*The request*: Look through the listing for the word "this". Copy each line that has it.

*Data listing*:

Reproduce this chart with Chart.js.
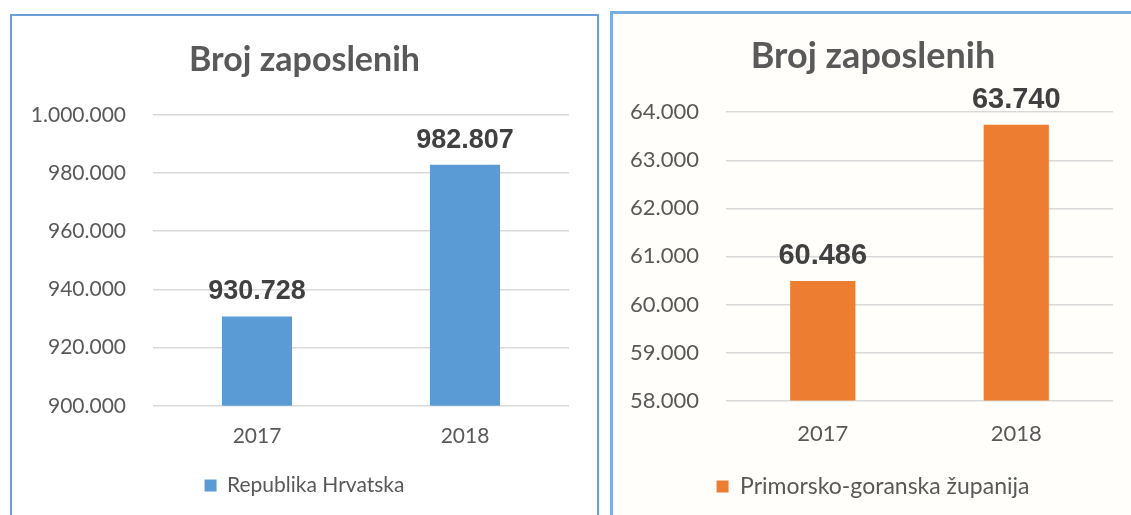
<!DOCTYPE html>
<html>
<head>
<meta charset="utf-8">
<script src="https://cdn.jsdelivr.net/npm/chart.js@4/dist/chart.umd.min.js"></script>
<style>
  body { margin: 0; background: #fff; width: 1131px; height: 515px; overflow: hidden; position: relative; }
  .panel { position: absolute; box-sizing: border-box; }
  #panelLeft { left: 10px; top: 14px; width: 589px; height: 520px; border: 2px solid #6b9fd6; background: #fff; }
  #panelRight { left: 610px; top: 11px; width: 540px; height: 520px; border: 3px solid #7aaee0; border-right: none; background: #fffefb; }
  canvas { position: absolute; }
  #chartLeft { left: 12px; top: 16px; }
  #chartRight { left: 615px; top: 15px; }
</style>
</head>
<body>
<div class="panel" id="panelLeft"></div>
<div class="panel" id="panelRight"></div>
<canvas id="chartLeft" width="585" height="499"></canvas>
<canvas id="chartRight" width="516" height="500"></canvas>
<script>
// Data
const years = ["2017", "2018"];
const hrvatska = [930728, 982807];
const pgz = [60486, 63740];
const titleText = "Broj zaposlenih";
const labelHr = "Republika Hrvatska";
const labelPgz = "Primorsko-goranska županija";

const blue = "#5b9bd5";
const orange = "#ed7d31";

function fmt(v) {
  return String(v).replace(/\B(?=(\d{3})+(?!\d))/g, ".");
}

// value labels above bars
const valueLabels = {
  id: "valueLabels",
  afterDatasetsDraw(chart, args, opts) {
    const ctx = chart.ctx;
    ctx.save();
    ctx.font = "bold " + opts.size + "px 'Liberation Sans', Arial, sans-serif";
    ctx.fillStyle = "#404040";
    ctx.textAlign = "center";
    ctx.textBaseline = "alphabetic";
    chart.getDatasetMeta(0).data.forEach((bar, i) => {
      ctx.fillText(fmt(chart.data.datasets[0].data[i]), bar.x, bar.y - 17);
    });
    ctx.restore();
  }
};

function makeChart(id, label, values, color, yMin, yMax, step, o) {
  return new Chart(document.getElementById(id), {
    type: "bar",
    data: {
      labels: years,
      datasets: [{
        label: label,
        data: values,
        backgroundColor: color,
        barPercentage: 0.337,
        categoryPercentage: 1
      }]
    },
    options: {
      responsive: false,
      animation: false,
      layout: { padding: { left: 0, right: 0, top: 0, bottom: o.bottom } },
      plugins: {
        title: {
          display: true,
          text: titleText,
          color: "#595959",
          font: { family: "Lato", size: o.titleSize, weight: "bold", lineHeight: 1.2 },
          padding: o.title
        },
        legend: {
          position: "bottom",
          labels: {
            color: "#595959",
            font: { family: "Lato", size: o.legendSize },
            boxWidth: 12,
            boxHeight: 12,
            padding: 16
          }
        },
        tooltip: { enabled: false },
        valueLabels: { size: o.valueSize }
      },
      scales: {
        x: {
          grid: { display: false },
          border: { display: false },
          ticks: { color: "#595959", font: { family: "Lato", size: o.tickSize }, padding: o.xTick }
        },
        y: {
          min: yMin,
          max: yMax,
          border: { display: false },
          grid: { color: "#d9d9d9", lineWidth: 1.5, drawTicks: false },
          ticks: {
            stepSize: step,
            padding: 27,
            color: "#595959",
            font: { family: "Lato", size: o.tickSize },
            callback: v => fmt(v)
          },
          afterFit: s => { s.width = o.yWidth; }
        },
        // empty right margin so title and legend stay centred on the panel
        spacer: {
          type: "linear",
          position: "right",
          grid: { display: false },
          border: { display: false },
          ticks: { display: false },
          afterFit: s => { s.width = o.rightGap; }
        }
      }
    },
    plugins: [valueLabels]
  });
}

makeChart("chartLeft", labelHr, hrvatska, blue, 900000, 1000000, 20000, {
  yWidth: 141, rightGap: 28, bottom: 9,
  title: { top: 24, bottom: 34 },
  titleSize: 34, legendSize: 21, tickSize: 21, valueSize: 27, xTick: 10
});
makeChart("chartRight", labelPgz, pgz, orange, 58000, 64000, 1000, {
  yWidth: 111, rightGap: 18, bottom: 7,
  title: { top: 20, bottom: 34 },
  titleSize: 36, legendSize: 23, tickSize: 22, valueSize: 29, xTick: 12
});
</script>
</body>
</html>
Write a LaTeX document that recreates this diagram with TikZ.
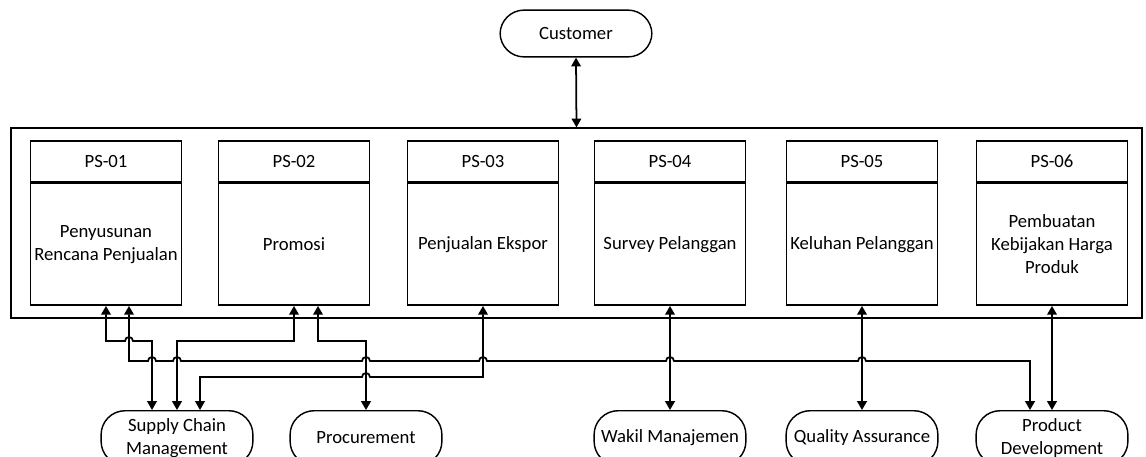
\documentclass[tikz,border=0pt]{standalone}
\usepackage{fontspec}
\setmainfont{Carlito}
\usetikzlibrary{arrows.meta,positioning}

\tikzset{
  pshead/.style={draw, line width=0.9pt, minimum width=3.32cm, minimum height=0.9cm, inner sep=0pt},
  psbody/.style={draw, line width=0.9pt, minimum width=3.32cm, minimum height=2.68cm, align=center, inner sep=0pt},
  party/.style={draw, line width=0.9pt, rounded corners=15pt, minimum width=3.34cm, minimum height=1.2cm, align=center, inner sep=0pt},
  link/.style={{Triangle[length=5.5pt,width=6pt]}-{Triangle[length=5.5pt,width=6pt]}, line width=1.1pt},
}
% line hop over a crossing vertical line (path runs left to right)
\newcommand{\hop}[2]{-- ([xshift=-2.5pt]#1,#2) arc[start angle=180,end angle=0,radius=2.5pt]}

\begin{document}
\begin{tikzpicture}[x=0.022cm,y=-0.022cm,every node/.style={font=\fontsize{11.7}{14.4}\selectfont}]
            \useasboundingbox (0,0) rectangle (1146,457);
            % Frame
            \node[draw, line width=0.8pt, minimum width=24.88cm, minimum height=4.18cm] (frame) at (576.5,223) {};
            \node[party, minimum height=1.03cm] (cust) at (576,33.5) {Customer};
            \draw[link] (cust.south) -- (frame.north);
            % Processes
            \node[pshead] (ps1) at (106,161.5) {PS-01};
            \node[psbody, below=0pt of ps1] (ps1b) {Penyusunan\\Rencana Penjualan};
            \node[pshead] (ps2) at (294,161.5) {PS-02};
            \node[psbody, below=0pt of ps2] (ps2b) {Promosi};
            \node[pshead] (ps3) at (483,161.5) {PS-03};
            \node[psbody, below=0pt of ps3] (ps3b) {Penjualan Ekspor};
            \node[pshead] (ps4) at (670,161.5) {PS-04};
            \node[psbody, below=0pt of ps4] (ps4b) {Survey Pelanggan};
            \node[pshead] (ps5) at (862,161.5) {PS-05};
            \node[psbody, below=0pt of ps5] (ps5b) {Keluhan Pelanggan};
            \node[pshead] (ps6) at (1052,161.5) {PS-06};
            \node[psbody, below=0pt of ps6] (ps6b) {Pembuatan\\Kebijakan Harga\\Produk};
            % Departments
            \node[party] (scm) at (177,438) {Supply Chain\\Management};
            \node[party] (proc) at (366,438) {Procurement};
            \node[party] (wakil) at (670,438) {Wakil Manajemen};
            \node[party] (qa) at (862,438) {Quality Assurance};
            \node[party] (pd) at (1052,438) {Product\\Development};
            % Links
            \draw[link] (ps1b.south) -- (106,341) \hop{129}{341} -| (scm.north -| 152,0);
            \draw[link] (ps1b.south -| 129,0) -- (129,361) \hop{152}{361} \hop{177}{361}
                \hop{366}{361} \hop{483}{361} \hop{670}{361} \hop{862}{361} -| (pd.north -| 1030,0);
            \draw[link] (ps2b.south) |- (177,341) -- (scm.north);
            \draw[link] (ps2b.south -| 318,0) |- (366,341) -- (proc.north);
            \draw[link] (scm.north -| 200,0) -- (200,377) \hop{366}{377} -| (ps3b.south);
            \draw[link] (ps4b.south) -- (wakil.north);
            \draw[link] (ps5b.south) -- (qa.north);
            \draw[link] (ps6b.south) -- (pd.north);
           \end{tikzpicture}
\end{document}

*Exercise solution*:
Reproduce this chart with Chart.js.
Write a LaTeX document that recreates this diagram with TikZ.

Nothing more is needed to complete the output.